- DIRECTION:
Go through the data below. Pull out every line that has the word "drawn".

## Begin PROVIDED MATERIAL

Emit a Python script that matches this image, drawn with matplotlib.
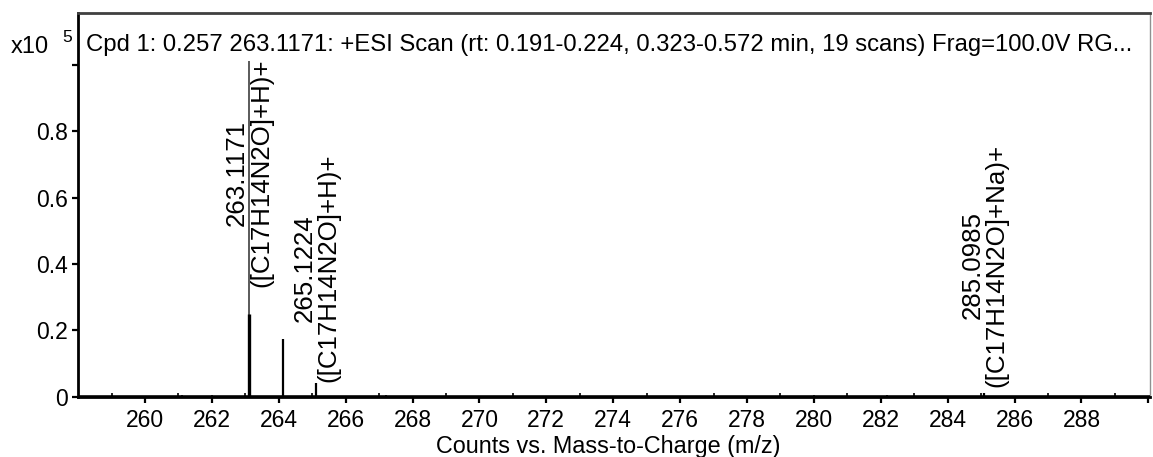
import matplotlib
matplotlib.use("Agg")
import matplotlib.pyplot as plt
import numpy as np

plt.rcParams["font.family"] = ["Liberation Sans", "DejaVu Sans"]

# Centroid peaks (m/z, relative counts x10^5)
peak_mz = [263.1171, 264.1204, 265.1224, 285.0985]
peak_counts = [1.01, 0.175, 0.042, 0.012]
# Profile apex of the base peak as drawn by the trace
base_profile_top = 0.25

# Low-level baseline noise
noise_mz = [258.3, 259.0, 261.1, 262.0, 262.6, 263.4, 263.7, 264.5, 265.6, 266.0,
            267.2, 267.4, 268.0, 269.1, 270.3, 280.0, 281.0, 282.2, 283.1, 284.0,
            286.0, 287.1, 288.2, 289.0]
noise_counts = [0.003, 0.006, 0.005, 0.006, 0.003, 0.004, 0.003, 0.003, 0.003, 0.004,
                0.005, 0.004, 0.004, 0.003, 0.002, 0.005, 0.004, 0.007, 0.004, 0.003,
                0.004, 0.003, 0.003, 0.003]

# Annotations: (m/z, label text, bottom of label in data units)
label_mz = [263.1171, 265.1224, 285.0985]
label_text = ["263.1171\n([C17H14N2O]+H)+",
              "265.1224\n([C17H14N2O]+H)+",
              "285.0985\n([C17H14N2O]+Na)+"]
label_bottom = [0.33, 0.045, 0.03]

x_ticks = list(range(260, 291, 2))
x_ticklabels = [str(t) for t in range(260, 289, 2)] + [""]
y_ticks = [0, 0.2, 0.4, 0.6, 0.8, 1.0]
y_ticklabels = ["0", "0.2", "0.4", "0.6", "0.8", ""]

title = ("Cpd 1: 0.257 263.1171: +ESI Scan (rt: 0.191-0.224, 0.323-0.572 min, "
         "19 scans) Frag=100.0V RG...")

fig = plt.figure(figsize=(11.53, 4.57), dpi=100)
ax = fig.add_axes([0.0677, 0.1313, 0.9297, 0.8403])

# Baseline trace with the small noise bumps
ax.axhline(0, color="black", lw=2.6, zorder=3)
ax.vlines(noise_mz, 0, noise_counts, color="black", lw=1.2, zorder=3)

# Base peak: thin centroid to full height, heavier profile core
ax.vlines(peak_mz[0], 0, peak_counts[0], color="#5a5a5a", lw=1.4, zorder=4)
ax.vlines(peak_mz[0], 0, base_profile_top, color="black", lw=2.4, zorder=5)
ax.vlines(peak_mz[1:], 0, peak_counts[1:], color="black", lw=1.6, zorder=4)

for mz, txt, yb in zip(label_mz, label_text, label_bottom):
    ax.text(mz, yb, txt, rotation=90, ha="center", va="bottom",
            multialignment="center", fontsize=18.6, linespacing=1.0, zorder=6)

ax.set_xlim(258, 290.05)
ax.set_ylim(0, 1.155)
ax.set_xticks(x_ticks)
ax.set_xticklabels(x_ticklabels)
ax.set_xticks(range(259, 290, 2), minor=True)
ax.set_yticks(y_ticks)
ax.set_yticklabels(y_ticklabels)

ax.tick_params(axis="x", which="major", direction="out", length=4, width=1.6,
               labelsize=16.5, pad=5)
ax.tick_params(axis="x", which="minor", direction="in", length=3, width=1.2)
ax.tick_params(axis="y", which="major", direction="out", length=4, width=1.6,
               labelsize=16.5, pad=3)

for side in ("left", "bottom"):
    ax.spines[side].set_linewidth(2.0)
    ax.spines[side].set_color("black")
ax.spines["top"].set_linewidth(2.0)
ax.spines["top"].set_color("#404040")
ax.spines["right"].set_linewidth(1.0)
ax.spines["right"].set_color("#909090")

ax.text(0.007, 0.917, title, transform=ax.transAxes, ha="left", va="center",
        fontsize=17.2)

fig.text(11 / 1153, 1 - 47 / 457, "x10", ha="left", va="center", fontsize=17)
fig.text(62 / 1153, 1 - 38 / 457, "5", ha="left", va="center", fontsize=12.5)

ax.set_xlabel("Counts vs. Mass-to-Charge (m/z)", fontsize=16.8)
ax.xaxis.set_label_coords((608 - 78) / 1072, -(447 - 397) / 384)
ax.xaxis.label.set_va("center")

fig.savefig("out.png", dpi=100)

## End PROVIDED MATERIAL

- WRITTEN RESPONSE:
Emit a Python script that matches this image, drawn with matplotlib.
# Profile apex of the base peak as drawn by the trace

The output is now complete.